Woher die Ikone stammt, will Metropolit Wladimir, der Oberhirt von Vater Jewstafi jetzt bei einem Disziplinarverfahren klären. Dringend tatverdächtig sind die Kommunisten. Die Petersburger Regionalorganisation der KP, die 10 000 Kopien drucken ließ und in ihrer Zentrale verkauft, hatte, kaum dass die Ikone in der Kirche hing, vom Patriarchat die Heiligsprechung des Diktators verlangt. Stalin, so der Petersburger KP-Chef Sergej Malinkewitsch, habe sich für soziale Gerechtigkeit engagiert und sei daher ein Geistesverwandter von Jesus. Etwaige Sünden, so sie nicht ohnehin auf das Konto seines Gegners Leo Trotzki gingen, mit dem Stalin Anfang der Zwanziger um die Macht kämpfte, hätten die Russen ihm wegen seiner historischen Leistung im Zweiten Weltkrieg längst vergeben. Darunter auch die Ermordung von rund 200 000 Geistlichen. Die Kanonisierung Stalins wäre daher der erste Schritt zur nationalen Aussöhnung und zum „gemeinsamen Wirken kirchlicher und linksnationaler Kräfte zum Wohle Russlands“.
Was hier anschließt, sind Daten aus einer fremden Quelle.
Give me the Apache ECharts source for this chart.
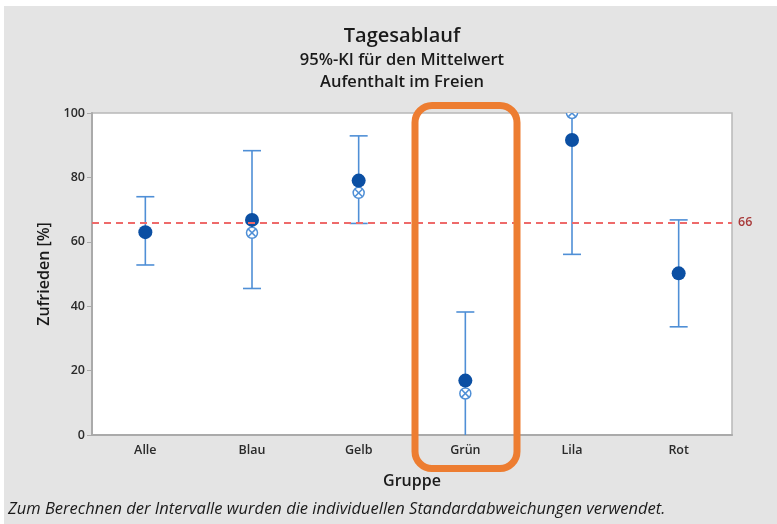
<!DOCTYPE html>
<html>
<head>
<meta charset="utf-8">
<script src="https://cdn.jsdelivr.net/npm/echarts@6/dist/echarts.min.js"></script>
<style>
  html, body { margin: 0; padding: 0; background: #fff; }
  #chart { width: 777px; height: 524px; }
</style>
</head>
<body>
<div id="chart"></div>
<script>
// Gruppen und Werte
const categories = ['Alle', 'Blau', 'Gelb', 'Grün', 'Lila', 'Rot']
const meanValues = [63.0, 66.8, 79.0, 16.9, 91.6, 50.2]
const openValues = [63.0, 62.8, 75.2, 12.9, 100.0, 50.2]
const ciLower = [52.8, 45.5, 65.7, -4.4, 56.1, 33.6]
const ciUpper = [74.0, 88.3, 92.9, 38.2, 127.1, 66.8]
const refValue = 66
const yTicks = [0, 20, 40, 60, 80, 100]

const FONT = '"Open Sans", "DejaVu Sans", sans-serif'
const barColor = '#4f8fd6'
const meanColor = '#0b4fa3'

const chart = echarts.init(document.getElementById('chart'))

const errorData = categories.map((c, i) => [i, ciLower[i], ciUpper[i]])
const openData = categories.map((c, i) => [i, openValues[i]])
const meanData = categories.map((c, i) => [i, meanValues[i]])

const option = {
  backgroundColor: '#e4e4e4',
  animation: false,
  textStyle: { fontFamily: FONT },
  title: [
    { text: 'Tagesablauf', left: 397, top: 21, textAlign: 'center',
      textStyle: { fontSize: 20, fontWeight: 600, color: '#1a1a1a', fontFamily: FONT } },
    { text: '95%-KI für den Mittelwert', left: 397, top: 47, textAlign: 'center',
      textStyle: { fontSize: 16.5, fontWeight: 600, color: '#1a1a1a', fontFamily: FONT } },
    { text: 'Aufenthalt im Freien', left: 397, top: 69, textAlign: 'center',
      textStyle: { fontSize: 16.5, fontWeight: 600, color: '#1a1a1a', fontFamily: FONT } },
  ],
  grid: {
    left: 92, right: 45, top: 113, bottom: 89,
    show: true, backgroundColor: '#fff', borderColor: '#b8b8b8', borderWidth: 1.5,
  },
  xAxis: {
    type: 'category',
    data: categories,
    name: 'Gruppe',
    nameLocation: 'middle',
    nameGap: 38,
    nameTextStyle: { fontSize: 16, fontWeight: 600, color: '#1a1a1a' },
    axisLine: { lineStyle: { color: '#aaa', width: 2 } },
    axisTick: { alignWithLabel: true, length: 4, lineStyle: { color: '#aaa' } },
    axisLabel: { fontSize: 12.5, fontWeight: 600, color: '#2a2a2a', margin: 9 },
  },
  yAxis: {
    type: 'value',
    min: 0, max: 100, interval: 20,
    name: 'Zufrieden [%]',
    nameLocation: 'middle',
    nameGap: 35,
    nameTextStyle: { fontSize: 16, fontWeight: 600, color: '#1a1a1a' },
    axisLine: { show: true, lineStyle: { color: '#aaa', width: 2 } },
    axisTick: { show: true, length: 5, lineStyle: { color: '#aaa' } },
    axisLabel: { fontSize: 12.5, fontWeight: 600, color: '#2a2a2a', margin: 7,
      formatter: v => yTicks.includes(v) ? String(v) : '' },
    splitLine: { show: false },
  },
  series: [
    {
      type: 'custom',
      name: 'KI',
      clip: true,
      data: errorData,
      renderItem: (params, api) => {
        const x = api.value(0)
        const lo = api.coord([x, api.value(1)])
        const hi = api.coord([x, api.value(2)])
        const w = 9
        const style = { stroke: barColor, lineWidth: 1.6 }
        return {
          type: 'group',
          children: [
            { type: 'line', shape: { x1: lo[0], y1: lo[1], x2: hi[0], y2: hi[1] }, style },
            { type: 'line', shape: { x1: lo[0] - w, y1: lo[1], x2: lo[0] + w, y2: lo[1] }, style },
            { type: 'line', shape: { x1: hi[0] - w, y1: hi[1], x2: hi[0] + w, y2: hi[1] }, style },
          ],
        }
      },
      z: 2,
    },
    {
      type: 'custom',
      name: 'Offen',
      clip: true,
      data: openData,
      renderItem: (params, api) => {
        const p = api.coord([api.value(0), api.value(1)])
        const r = 5.5
        const d = r * 0.707
        const style = { stroke: barColor, lineWidth: 1.5, fill: 'none' }
        return {
          type: 'group',
          children: [
            { type: 'circle', shape: { cx: p[0], cy: p[1], r }, style: { stroke: barColor, lineWidth: 1.5, fill: '#fff' } },
            { type: 'line', shape: { x1: p[0] - d, y1: p[1] - d, x2: p[0] + d, y2: p[1] + d }, style },
            { type: 'line', shape: { x1: p[0] - d, y1: p[1] + d, x2: p[0] + d, y2: p[1] - d }, style },
          ],
        }
      },
      z: 3,
    },
    {
      type: 'scatter',
      name: 'Mittelwert',
      data: meanData,
      symbol: 'circle',
      symbolSize: 14,
      itemStyle: { color: meanColor, opacity: 1 },
      z: 4,
      markLine: {
        silent: true,
        symbol: ['none', 'none'],
        data: [{ yAxis: refValue }],
        lineStyle: { color: '#ee6a6a', type: [7, 5], width: 2 },
        label: { position: 'end', formatter: String(refValue), color: '#a83a3a',
          fontSize: 12.5, fontWeight: 600, distance: 6 },
      },
    },
  ],
  graphic: [
    { type: 'rect', z: 100, silent: true, shape: { x: 0, y: 0, width: 777, height: 6 }, style: { fill: '#fff' } },
    { type: 'rect', z: 100, silent: true, shape: { x: 0, y: 0, width: 4, height: 524 }, style: { fill: '#fff' } },
    {
      type: 'rect', z: 100, silent: true,
      shape: { x: 415, y: 105.5, width: 102, height: 363, r: 17 },
      style: { fill: 'none', stroke: '#ed7d31', lineWidth: 7 },
    },
    {
      type: 'text', z: 100, silent: true, left: 8, top: 501,
      style: {
        text: 'Zum Berechnen der Intervalle wurden die individuellen Standardabweichungen verwendet.',
        fontSize: 16.5, fontStyle: 'italic', fill: '#1a1a1a', fontFamily: FONT,
      },
    },
  ],
}

chart.setOption(option)
</script>
</body>
</html>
Daran, sagte Malinkewitsch erst am Donnerstag, als der Skandal seinen vorläufigen Höhepunkt erreichte, halte die KP nach wie vor fest. Der KP-Funktionär begründete dies auch mit den Ergebnissen einer Internetabstimmung: Gesucht wird die historische Persönlichkeit, deren Name künftig als Synonym für Russland stehen soll. Bei dem vom staatlichen Fernsehen auf den Weg gebrachten Projekt, das noch bis Jahresende läuft, rangiert Stalin momentan unter den ersten fünf. Im Sommer war er sogar Spitzenreiter. Die Zaren Peter I oder Katharina II, die im postkommunistischen Russland als Lichtgestalten ohne Fehl und Tadel gehätschelt werden, hatten das Nachsehen, bis der Kreml in bewährter Manier überzeugende Mehrheiten für sie organisierte – durch Flash Mobs staatsfrommer Jugendorganisationen.